TASK INSTRUCTIONS: Retype the whole listing, please, keeping every line exact and dropping the pictures.

DATA SECTION:
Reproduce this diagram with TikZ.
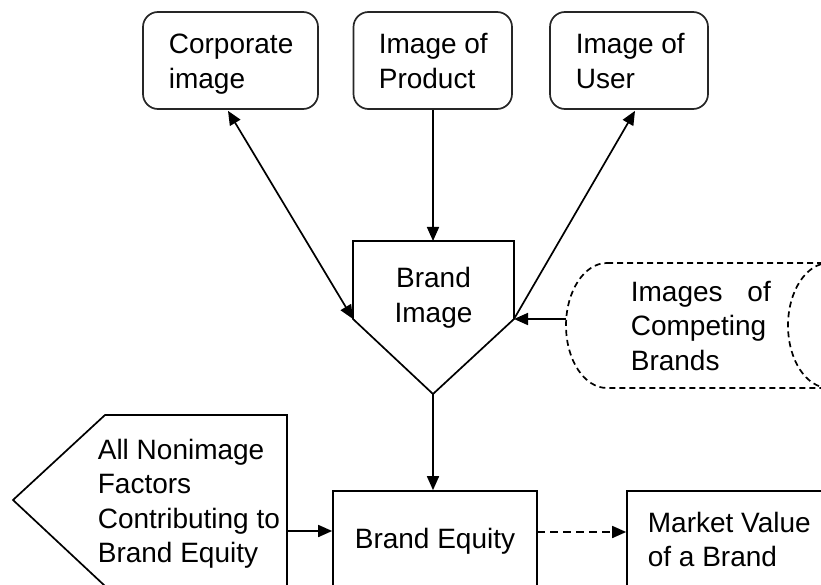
\documentclass[tikz,border=0pt]{standalone}
\usepackage{fontspec}
\setmainfont{Liberation Sans}
\usetikzlibrary{arrows.meta,calc}
\begin{document}
\begin{tikzpicture}[x=1pt,y=-1pt,
  font=\fontsize{28}{34.5}\selectfont,
  line width=1.7pt,
  rbox/.style={draw=black!85, rounded corners=15pt, inner sep=0pt},
  sbox/.style={draw, inner sep=0pt},
  txt/.style={inner sep=0pt, align=left},
  arr/.style={-{Triangle[length=14pt,width=12pt]}},
  dasharr/.style={arr, dash pattern=on 8pt off 5pt},
]
\useasboundingbox (0,0) rectangle (821,585);
\clip (0,0) rectangle (821,585);

% top rounded boxes
\node[rbox, minimum width=175pt, minimum height=97pt] (corp) at (230.5,60.5) {};
\node[txt, anchor=base west] (corptxt) at (168,88.5) {Corporate\\image};
\node[rbox, minimum width=158.5pt, minimum height=97pt] (prod) at (432.75,60.5) {};
\node[txt, anchor=base west] (prodtxt) at (378,88.5) {Image of\\Product};
\node[rbox, minimum width=158pt, minimum height=97pt] (user) at (629,60.5) {};
\node[txt, anchor=base west] (usertxt) at (575,88.5) {Image of\\User};

% brand image pentagon
\coordinate (bitl) at (353,241);
\coordinate (bitr) at (514,241);
\coordinate (bir) at (514,319);
\coordinate (bib) at (433,394);
\coordinate (bil) at (353,319);
\coordinate (bit) at (433,241);
\draw[line join=miter] (bitl) -- (bitr) -- (bir) -- (bib) -- (bil) -- cycle;
\node[txt, align=center, anchor=base] (bitxt) at (433.5,322) {Brand\\Image};

% competing brands (dashed stored-data shape)
\draw[dash pattern=on 6pt off 4pt] (607,263) -- (829,263)
  arc[start angle=270, end angle=90, x radius=41, y radius=62.5]
  -- (607,388)
  arc[start angle=90, end angle=270, x radius=41, y radius=62.5] -- cycle;
\coordinate (compl) at (566,319);
\node[txt, anchor=base west] (comptxt) at (630,370) {\hbox to 140pt{Images\hfill of}\\Competing\\Brands};

% nonimage factors
\draw[line join=miter] (105,415) -- (287,415) -- (287,600) -- (120,600) -- (13,500) -- cycle;
\coordinate (nir) at (287,531);
\node[txt, anchor=base west] (nitxt) at (97,562.5) {All Nonimage\\Factors\\Contributing to\\Brand Equity};

% brand equity and market value
\node[sbox, minimum width=204pt, minimum height=129pt] (beq) at (435,555.5) {};
\node[txt, anchor=base] (beqtxt) at (435,548) {Brand Equity};
\node[sbox, minimum width=273pt, minimum height=129pt] (mv) at (763.5,555.5) {};
\node[txt, anchor=base west] (mvtxt) at (647,566.5) {Market Value\\of a Brand};
\coordinate (eqr) at (537,532);

% connectors
\draw[{Triangle[length=14pt,width=12pt]}-{Triangle[length=14pt,width=12pt]}] ($(corp.south)+(-2.5,1)$) -- (bil);
\draw[arr] (prod.south -| bit) -- (bit);
\draw[arr] (bir) -- ($(user.south)+(6,1)$);
\draw[arr] (compl) -- (bir);
\draw[arr] (bib) -- (bib |- beq.north);
\draw[arr] (nir) -- (nir -| beq.west);
\draw[dasharr] (eqr) -- (eqr -| mv.west);
\end{tikzpicture}
\end{document}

RESPONSE TO THE EXERCISE:
Reproduce this diagram with TikZ.
\documentclass[tikz,border=0pt]{standalone}
\usepackage{fontspec}
\setmainfont{Liberation Sans}
\usetikzlibrary{arrows.meta,calc}
\begin{document}
\begin{tikzpicture}[x=1pt,y=-1pt,
  font=\fontsize{28}{34.5}\selectfont,
  line width=1.7pt,
  rbox/.style={draw=black!85, rounded corners=15pt, inner sep=0pt},
  sbox/.style={draw, inner sep=0pt},
  txt/.style={inner sep=0pt, align=left},
  arr/.style={-{Triangle[length=14pt,width=12pt]}},
  dasharr/.style={arr, dash pattern=on 8pt off 5pt},
]
\useasboundingbox (0,0) rectangle (821,585);
\clip (0,0) rectangle (821,585);

% top rounded boxes
\node[rbox, minimum width=175pt, minimum height=97pt] (corp) at (230.5,60.5) {};
\node[txt, anchor=base west] (corptxt) at (168,88.5) {Corporate\\image};
\node[rbox, minimum width=158.5pt, minimum height=97pt] (prod) at (432.75,60.5) {};
\node[txt, anchor=base west] (prodtxt) at (378,88.5) {Image of\\Product};
\node[rbox, minimum width=158pt, minimum height=97pt] (user) at (629,60.5) {};
\node[txt, anchor=base west] (usertxt) at (575,88.5) {Image of\\User};

% brand image pentagon
\coordinate (bitl) at (353,241);
\coordinate (bitr) at (514,241);
\coordinate (bir) at (514,319);
\coordinate (bib) at (433,394);
\coordinate (bil) at (353,319);
\coordinate (bit) at (433,241);
\draw[line join=miter] (bitl) -- (bitr) -- (bir) -- (bib) -- (bil) -- cycle;
\node[txt, align=center, anchor=base] (bitxt) at (433.5,322) {Brand\\Image};

% competing brands (dashed stored-data shape)
\draw[dash pattern=on 6pt off 4pt] (607,263) -- (829,263)
  arc[start angle=270, end angle=90, x radius=41, y radius=62.5]
  -- (607,388)
  arc[start angle=90, end angle=270, x radius=41, y radius=62.5] -- cycle;
\coordinate (compl) at (566,319);
\node[txt, anchor=base west] (comptxt) at (630,370) {\hbox to 140pt{Images\hfill of}\\Competing\\Brands};

% nonimage factors
\draw[line join=miter] (105,415) -- (287,415) -- (287,600) -- (120,600) -- (13,500) -- cycle;
\coordinate (nir) at (287,531);
\node[txt, anchor=base west] (nitxt) at (97,562.5) {All Nonimage\\Factors\\Contributing to\\Brand Equity};

% brand equity and market value
\node[sbox, minimum width=204pt, minimum height=129pt] (beq) at (435,555.5) {};
\node[txt, anchor=base] (beqtxt) at (435,548) {Brand Equity};
\node[sbox, minimum width=273pt, minimum height=129pt] (mv) at (763.5,555.5) {};
\node[txt, anchor=base west] (mvtxt) at (647,566.5) {Market Value\\of a Brand};
\coordinate (eqr) at (537,532);

% connectors
\draw[{Triangle[length=14pt,width=12pt]}-{Triangle[length=14pt,width=12pt]}] ($(corp.south)+(-2.5,1)$) -- (bil);
\draw[arr] (prod.south -| bit) -- (bit);
\draw[arr] (bir) -- ($(user.south)+(6,1)$);
\draw[arr] (compl) -- (bir);
\draw[arr] (bib) -- (bib |- beq.north);
\draw[arr] (nir) -- (nir -| beq.west);
\draw[dasharr] (eqr) -- (eqr -| mv.west);
\end{tikzpicture}
\end{document}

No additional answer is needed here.